In this shot the attraction is clearly the dark water, almost metallic, in sharp contrast to the filigree of snow coated trees…and the clarity of the winter light. It adds up to a postcard view of Maine winter…a scene not often seen, in fact, but easily imagined as what Maine should look like in winter. And occasionally it does.
🙂
Canon SX20IS at 28mm equivalent field of view, f4 @ 1/500th @ ISO 80. Snow mode. Because of the dark water filling a good deal of the frame, I tipped the camera up so the meter read more of the snow covered bank, locked exposure and focus by half-pressing the shutter release, and then reframed for composition.
Processed for intensity and clarity in Lightroom.

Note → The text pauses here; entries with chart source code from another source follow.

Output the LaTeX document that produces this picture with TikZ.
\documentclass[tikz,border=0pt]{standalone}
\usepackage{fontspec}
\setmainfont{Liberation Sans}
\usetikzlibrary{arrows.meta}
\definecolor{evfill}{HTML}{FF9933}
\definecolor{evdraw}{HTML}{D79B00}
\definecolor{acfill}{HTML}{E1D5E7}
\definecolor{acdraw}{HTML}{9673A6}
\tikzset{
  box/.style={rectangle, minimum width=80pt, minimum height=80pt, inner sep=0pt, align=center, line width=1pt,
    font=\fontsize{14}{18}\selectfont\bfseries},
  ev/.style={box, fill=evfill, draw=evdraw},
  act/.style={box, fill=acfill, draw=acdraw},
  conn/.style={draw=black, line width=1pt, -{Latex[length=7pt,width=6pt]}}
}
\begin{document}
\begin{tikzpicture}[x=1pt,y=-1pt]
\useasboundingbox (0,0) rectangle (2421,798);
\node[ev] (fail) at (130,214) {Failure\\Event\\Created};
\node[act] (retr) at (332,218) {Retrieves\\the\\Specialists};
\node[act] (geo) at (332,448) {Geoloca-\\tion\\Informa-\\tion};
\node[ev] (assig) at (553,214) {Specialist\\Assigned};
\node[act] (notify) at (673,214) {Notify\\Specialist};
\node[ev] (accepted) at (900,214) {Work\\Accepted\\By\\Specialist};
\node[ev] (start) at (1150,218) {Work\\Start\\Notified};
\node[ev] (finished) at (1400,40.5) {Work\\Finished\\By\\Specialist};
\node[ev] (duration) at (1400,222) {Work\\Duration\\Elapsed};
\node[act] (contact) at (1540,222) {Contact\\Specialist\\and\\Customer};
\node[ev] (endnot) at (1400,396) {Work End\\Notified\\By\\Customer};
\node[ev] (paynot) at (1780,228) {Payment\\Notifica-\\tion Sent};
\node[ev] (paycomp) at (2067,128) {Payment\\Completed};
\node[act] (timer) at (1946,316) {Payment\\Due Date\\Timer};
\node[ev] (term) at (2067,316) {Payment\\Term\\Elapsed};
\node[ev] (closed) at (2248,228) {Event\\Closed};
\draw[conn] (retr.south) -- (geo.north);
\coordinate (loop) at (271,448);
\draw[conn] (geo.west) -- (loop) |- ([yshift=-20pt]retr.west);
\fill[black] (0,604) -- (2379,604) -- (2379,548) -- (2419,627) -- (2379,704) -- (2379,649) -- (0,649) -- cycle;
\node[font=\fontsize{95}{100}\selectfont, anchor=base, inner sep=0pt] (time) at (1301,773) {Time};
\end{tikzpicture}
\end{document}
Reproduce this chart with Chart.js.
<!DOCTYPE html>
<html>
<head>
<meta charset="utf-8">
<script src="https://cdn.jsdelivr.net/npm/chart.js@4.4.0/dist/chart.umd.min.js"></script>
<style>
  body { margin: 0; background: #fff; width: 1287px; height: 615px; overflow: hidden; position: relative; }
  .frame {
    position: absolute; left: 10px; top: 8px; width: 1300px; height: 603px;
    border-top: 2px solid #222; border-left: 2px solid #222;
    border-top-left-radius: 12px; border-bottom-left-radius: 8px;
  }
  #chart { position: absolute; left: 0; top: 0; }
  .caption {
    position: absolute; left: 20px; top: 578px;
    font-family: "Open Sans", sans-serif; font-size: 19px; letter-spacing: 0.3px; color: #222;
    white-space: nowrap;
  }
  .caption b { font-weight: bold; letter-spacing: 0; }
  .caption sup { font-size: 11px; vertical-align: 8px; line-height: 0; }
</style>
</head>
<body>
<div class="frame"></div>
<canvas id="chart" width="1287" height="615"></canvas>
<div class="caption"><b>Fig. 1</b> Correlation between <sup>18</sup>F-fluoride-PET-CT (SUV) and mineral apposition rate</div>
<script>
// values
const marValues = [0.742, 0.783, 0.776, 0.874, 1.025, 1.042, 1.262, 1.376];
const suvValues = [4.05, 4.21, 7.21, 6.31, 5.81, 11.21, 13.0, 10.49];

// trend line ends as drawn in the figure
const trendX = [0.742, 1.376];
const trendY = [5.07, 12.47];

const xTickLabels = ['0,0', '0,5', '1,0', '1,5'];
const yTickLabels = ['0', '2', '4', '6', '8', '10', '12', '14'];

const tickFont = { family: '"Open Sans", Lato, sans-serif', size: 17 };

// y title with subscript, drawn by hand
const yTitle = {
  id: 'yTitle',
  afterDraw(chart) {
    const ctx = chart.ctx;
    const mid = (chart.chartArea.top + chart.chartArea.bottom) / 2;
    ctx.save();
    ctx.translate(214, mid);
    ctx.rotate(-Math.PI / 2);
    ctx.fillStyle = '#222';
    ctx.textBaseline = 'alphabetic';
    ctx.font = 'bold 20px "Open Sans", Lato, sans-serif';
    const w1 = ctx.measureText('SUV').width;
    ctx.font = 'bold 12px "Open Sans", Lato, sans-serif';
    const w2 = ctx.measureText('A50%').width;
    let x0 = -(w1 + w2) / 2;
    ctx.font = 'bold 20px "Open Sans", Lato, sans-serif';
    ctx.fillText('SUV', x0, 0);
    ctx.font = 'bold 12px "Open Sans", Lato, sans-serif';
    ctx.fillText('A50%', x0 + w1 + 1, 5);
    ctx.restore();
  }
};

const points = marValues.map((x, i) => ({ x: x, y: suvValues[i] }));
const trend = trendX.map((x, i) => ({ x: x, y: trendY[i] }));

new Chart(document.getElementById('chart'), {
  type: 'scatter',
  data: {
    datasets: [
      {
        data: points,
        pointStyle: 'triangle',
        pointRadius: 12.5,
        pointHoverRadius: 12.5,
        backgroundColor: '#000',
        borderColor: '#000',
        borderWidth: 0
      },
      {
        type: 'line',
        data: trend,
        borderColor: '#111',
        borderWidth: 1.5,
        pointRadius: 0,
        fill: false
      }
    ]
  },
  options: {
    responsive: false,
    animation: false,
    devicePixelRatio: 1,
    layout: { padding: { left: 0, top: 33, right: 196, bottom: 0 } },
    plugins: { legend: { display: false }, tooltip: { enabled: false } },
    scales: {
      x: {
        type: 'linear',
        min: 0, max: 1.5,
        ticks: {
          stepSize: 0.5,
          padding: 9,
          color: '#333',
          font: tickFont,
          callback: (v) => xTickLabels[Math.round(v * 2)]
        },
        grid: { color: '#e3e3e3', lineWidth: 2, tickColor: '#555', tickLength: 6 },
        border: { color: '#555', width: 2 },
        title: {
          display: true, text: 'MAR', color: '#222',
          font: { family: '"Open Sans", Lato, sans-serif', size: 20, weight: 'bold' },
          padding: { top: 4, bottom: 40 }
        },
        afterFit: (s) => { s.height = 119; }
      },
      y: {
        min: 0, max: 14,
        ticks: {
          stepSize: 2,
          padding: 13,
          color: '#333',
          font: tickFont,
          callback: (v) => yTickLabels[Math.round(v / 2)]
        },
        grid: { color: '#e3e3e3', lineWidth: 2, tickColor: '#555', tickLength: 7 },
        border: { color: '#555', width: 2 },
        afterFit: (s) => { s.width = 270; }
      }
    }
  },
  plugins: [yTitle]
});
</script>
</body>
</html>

There are several Sunday thoughts possible here: Beginning with the gratitude I always feel for the foresight of public officials (the town fathers in this case) who preserved a little pocket park like this, or something as grand as the Grand Canyon, for the public…for me…so that I can enjoy it, and find inspiration and revelation in it. Then, on a completely different track, there is the dangerous beauty aspect of the scene. A snow fall like this is indeed beautiful, but the potential for damage to the trees, and power lines, is very real. Branches fell, trees cracked, and if was only God’s grace that the power lines were not under any of them when they fell…this time. And maybe it is, in part, at least a little, that dangerous beauty that speaks to our sense of wonder. I know that a scene like this fills me with a kind of wild joy…I have to take deep breaths of the cold air and I feel a surge of energy. I know my face is fixed in a silly grin of enjoyment. And I enjoy being able to enjoy it as much as the experience itself. That I can see the beauty in this postcard from the Maine winter…that is a thing of wonder, and deep gratitude, in itself. Happy Sunday.